→ Task prompt: Quote word for word the lines below, beginning with the first and ending with the one that has "4193, 4588, 4833]". Drop the pictures.

→ Source material:
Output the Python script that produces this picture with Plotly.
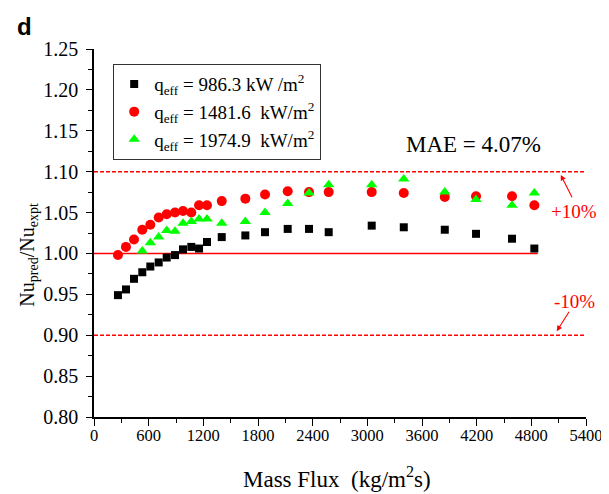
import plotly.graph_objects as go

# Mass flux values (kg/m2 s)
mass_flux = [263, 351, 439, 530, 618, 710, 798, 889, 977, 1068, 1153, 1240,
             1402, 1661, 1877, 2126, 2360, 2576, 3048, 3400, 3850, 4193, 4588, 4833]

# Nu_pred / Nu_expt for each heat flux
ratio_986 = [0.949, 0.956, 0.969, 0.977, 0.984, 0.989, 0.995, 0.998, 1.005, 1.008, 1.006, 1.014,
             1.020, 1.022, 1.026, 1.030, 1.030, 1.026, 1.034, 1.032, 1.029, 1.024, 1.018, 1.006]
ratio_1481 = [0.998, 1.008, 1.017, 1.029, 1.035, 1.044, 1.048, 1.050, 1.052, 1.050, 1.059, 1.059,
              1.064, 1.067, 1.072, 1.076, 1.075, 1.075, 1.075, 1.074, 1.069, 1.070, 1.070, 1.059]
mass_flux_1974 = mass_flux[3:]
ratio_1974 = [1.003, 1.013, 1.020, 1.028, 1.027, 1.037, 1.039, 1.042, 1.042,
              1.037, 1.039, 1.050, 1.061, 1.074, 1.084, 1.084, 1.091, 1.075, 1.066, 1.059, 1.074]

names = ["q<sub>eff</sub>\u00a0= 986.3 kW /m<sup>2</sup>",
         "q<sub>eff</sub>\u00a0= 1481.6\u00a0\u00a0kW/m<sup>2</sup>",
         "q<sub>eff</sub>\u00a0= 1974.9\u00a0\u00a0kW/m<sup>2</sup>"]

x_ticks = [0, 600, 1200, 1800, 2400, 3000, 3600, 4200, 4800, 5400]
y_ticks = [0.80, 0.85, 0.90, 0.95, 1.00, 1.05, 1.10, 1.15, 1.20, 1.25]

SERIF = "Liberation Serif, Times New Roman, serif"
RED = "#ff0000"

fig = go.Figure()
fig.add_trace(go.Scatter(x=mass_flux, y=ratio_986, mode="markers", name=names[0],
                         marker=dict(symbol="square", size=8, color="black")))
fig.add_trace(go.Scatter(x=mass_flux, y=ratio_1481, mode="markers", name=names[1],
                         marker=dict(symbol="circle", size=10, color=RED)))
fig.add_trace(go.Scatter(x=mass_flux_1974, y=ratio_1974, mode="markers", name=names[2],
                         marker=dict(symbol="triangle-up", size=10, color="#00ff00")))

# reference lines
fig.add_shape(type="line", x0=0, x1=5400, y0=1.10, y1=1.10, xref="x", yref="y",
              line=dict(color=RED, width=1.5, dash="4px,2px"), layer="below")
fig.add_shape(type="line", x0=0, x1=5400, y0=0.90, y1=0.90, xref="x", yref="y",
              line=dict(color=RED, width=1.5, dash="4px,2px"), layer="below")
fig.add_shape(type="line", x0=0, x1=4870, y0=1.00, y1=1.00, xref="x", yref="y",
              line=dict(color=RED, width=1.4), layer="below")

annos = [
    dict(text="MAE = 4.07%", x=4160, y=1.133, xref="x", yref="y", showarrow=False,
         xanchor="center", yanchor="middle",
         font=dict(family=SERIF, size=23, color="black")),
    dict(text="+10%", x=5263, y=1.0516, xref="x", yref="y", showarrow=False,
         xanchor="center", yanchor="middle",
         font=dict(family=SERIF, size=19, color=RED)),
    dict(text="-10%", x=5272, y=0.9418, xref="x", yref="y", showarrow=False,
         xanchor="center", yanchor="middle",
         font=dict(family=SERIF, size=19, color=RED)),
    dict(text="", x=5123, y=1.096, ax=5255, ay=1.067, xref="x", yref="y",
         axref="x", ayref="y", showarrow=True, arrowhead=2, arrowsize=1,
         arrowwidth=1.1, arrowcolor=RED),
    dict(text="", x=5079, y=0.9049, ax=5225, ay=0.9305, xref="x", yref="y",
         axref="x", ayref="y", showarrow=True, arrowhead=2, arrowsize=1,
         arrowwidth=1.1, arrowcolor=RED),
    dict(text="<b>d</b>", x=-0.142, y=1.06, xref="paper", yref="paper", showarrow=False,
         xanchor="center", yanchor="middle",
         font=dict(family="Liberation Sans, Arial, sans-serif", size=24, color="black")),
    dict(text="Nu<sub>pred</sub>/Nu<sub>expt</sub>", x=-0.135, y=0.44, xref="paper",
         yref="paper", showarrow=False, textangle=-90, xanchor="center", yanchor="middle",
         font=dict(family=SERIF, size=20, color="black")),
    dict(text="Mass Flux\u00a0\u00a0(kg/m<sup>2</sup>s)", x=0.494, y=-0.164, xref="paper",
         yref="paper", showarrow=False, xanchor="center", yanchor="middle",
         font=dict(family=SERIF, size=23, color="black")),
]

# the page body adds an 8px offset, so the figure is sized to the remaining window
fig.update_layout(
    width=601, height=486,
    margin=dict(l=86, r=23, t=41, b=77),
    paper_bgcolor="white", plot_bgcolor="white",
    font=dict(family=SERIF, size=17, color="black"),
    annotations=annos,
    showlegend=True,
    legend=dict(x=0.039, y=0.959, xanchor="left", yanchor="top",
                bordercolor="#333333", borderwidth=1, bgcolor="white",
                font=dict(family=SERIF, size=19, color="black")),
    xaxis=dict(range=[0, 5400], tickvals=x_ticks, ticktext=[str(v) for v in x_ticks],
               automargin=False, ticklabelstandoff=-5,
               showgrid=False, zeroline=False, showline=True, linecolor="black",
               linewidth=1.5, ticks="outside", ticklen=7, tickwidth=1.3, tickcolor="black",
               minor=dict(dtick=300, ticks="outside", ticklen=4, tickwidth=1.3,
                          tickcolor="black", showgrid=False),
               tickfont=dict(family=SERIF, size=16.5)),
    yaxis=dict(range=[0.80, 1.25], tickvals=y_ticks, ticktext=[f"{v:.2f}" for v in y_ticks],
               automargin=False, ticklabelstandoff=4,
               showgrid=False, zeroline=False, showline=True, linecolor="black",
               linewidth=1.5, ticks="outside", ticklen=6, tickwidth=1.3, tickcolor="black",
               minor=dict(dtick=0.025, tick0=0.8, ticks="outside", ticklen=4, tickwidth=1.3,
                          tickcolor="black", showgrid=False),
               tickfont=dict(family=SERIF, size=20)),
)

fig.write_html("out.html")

→ Response to the exercise:
Output the Python script that produces this picture with Plotly.
import plotly.graph_objects as go

# Mass flux values (kg/m2 s)
mass_flux = [263, 351, 439, 530, 618, 710, 798, 889, 977, 1068, 1153, 1240,
             1402, 1661, 1877, 2126, 2360, 2576, 3048, 3400, 3850, 4193, 4588, 4833]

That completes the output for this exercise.